Las Palmas Medical Center and Del Sol Medical Center are two of three Texas hospitals part of a possible strike.

On Monday, 7,000 registered nurses at 15 hospitals across the United States voted to authorize their nurse negotiators to call a strike if the issues they’re raising aren’t solved.

As KTSM previously reported, nurses are demanding that hospitals invest in their nursing staff, for management to address the high turnover rates and to maintain proper staffing levels with proper experience.

Nurses picketed outside of both hospitals in late July and early August. 

But, if a strike were to happen, it wouldn’t be anytime soon.

A local contact with the National Nurses Organizing Committee tells KTSM there are still at least two negotiation meetings happening in the next few weeks. 

If the nurses were to move forward with a strike, by law, they’d have to give the hospitals a 10 day notice so the facilities can make the proper arrangements with patients and staff. 

Nurses have been working without contracts since June 30 as negotiations continue. 

The hospitals released a joint statement saying:

“We are very proud of our caregivers and the culture of compassion we have developed at our hospitals, which is based on open communication and a shared commitment to providing the highest quality of patient care. It is not uncommon for tactics like this to be used when a union and an employer are in contract negotiations, as we are with this nursing union.

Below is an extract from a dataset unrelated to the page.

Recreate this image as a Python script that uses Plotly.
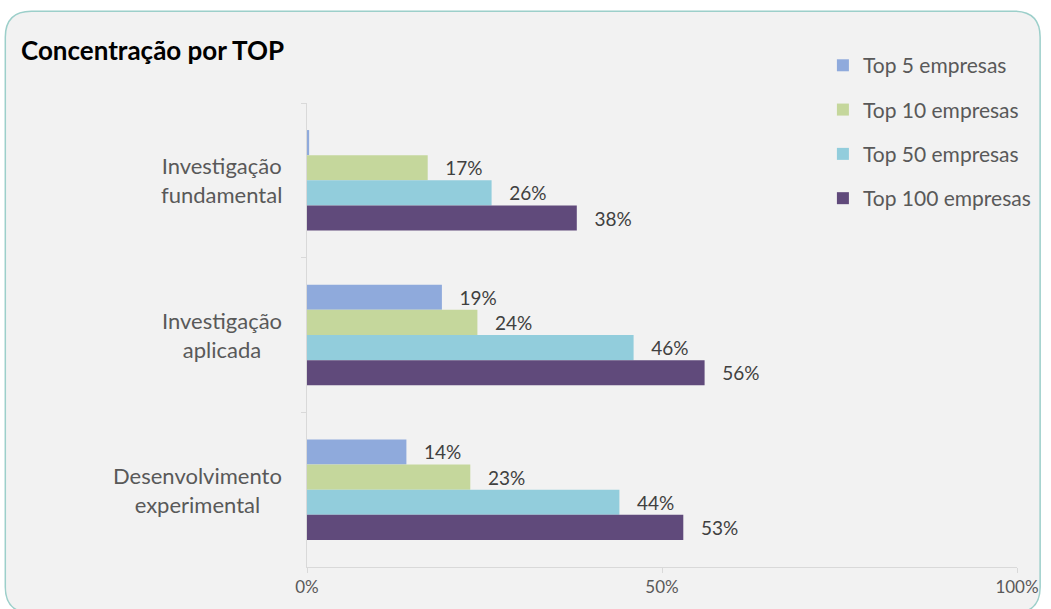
import plotly.graph_objects as go

categories = ["Investigação fundamental", "Investigação aplicada", "Desenvolvimento experimental"]
category_labels = ["Investigação<br>fundamental", "Investigação<br>aplicada", "Desenvolvimento<br>experimental"]
series_names = ["Top 5 empresas", "Top 10 empresas", "Top 50 empresas", "Top 100 empresas"]
top5 = [0.003, 0.19, 0.14]
top10 = [0.17, 0.24, 0.23]
top50 = [0.26, 0.46, 0.44]
top100 = [0.38, 0.56, 0.53]
top5_labels = ["", "19%", "14%"]
colors = ["#8faadc", "#c5d79c", "#92cddc", "#604a7b"]

W, H = 1051, 609
L, R, T, B = 307, 1013, 103, 568  # plot area in window pixels
R_MARGIN = 26  # the page renders the figure ~12px narrower than requested

def px(x):
    return (x - L) / (R - L)

def py(y):
    return (B - y) / (B - T)

FONT = "Lato"
fig = go.Figure()
all_vals = [top5, top10, top50, top100]
for i, (name, vals) in enumerate(zip(series_names, all_vals)):
    if i == 0:
        txt = top5_labels
    else:
        txt = [f"{round(v*100)}%" for v in vals]
    fig.add_trace(go.Bar(
        y=categories, x=vals, name=name, orientation="h",
        marker=dict(color=colors[i], line=dict(width=0)),
        text=["   " + t if t else "" for t in txt],
        textposition="outside", textfont=dict(size=19, color="#404040", family=FONT),
        cliponaxis=False, legendgroup=name,
    ))

# rounded background box
x0, y0, x1, y1, r = 7, 11, 1036, 614, 26
path = (f"M {px(x0+r)},{py(y0)} L {px(x1-r)},{py(y0)} "
        f"Q {px(x1)},{py(y0)} {px(x1)},{py(y0+r)} L {px(x1)},{py(y1-r)} "
        f"Q {px(x1)},{py(y1)} {px(x1-r)},{py(y1)} L {px(x0+r)},{py(y1)} "
        f"Q {px(x0)},{py(y1)} {px(x0)},{py(y1-r)} L {px(x0)},{py(y0+r)} "
        f"Q {px(x0)},{py(y0)} {px(x0+r)},{py(y0)} Z")
fig.add_shape(type="path", path=path, xref="paper", yref="paper",
              fillcolor="#f2f2f2", line=dict(color="#9ccfca", width=1.5), layer="below")

for cat, lab in zip(categories, category_labels):
    fig.add_annotation(x=px(284), y=cat, xref="paper", yref="y", text=lab,
                       showarrow=False, align="center", xanchor="right", yanchor="middle",
                       font=dict(size=22, color="#595959", family=FONT))

fig.add_annotation(x=px(21), y=py(50), xref="paper", yref="paper",
                   text="<b>Concentração por TOP</b>", showarrow=False,
                   xanchor="left", yanchor="middle",
                   font=dict(size=26, color="#000000", family=FONT))

fig.update_layout(
    width=W, height=H,
    margin=dict(l=L, r=R_MARGIN, t=T, b=H - B),
    paper_bgcolor="white", plot_bgcolor="rgba(0,0,0,0)",
    barmode="group", bargap=0.35, bargroupgap=0,
    showlegend=True,
    legend=dict(x=px(820), y=py(45), xanchor="left", yanchor="top",
                bgcolor="rgba(0,0,0,0)", traceorder="grouped", tracegroupgap=14,
                font=dict(size=21, color="#595959", family=FONT)),
    xaxis=dict(range=[0, 1], tickvals=[0, 0.5, 1], tickformat=".0%",
               showgrid=False, zeroline=False, showline=True, linecolor="#d9d9d9",
               ticks="outside", ticklen=5, tickcolor="#d9d9d9",
               tickfont=dict(size=17, color="#595959", family=FONT)),
    yaxis=dict(autorange="reversed", showticklabels=False, showgrid=False,
               showline=True, linecolor="#d9d9d9", ticks="outside", ticklen=5,
               tickcolor="#d9d9d9", tickson="boundaries"),
)

post = ("document.body.style.margin='0';document.body.style.overflow='hidden';"
        "var gd=document.getElementById('{plot_id}');"
        "Plotly.relayout(gd,{width:%d,height:%d});" % (W, H))
fig.write_html("out.html", config={"displayModeBar": False}, post_script=[post])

We have bargaining dates scheduled later this month, and we look forward to the union’s response to the proposal we provided to them back in August. 
We want to assure our community that neither this – nor any other action – will ever come between us and our commitment to the high-quality care and services we offer our patients and this community on a daily basis.”
–Jerry Gonzalez, Chief Nursing Officer, Las Palmas Medical Center, and Annie Garcia, Chief Nursing Officer, Del Sol Medical Center.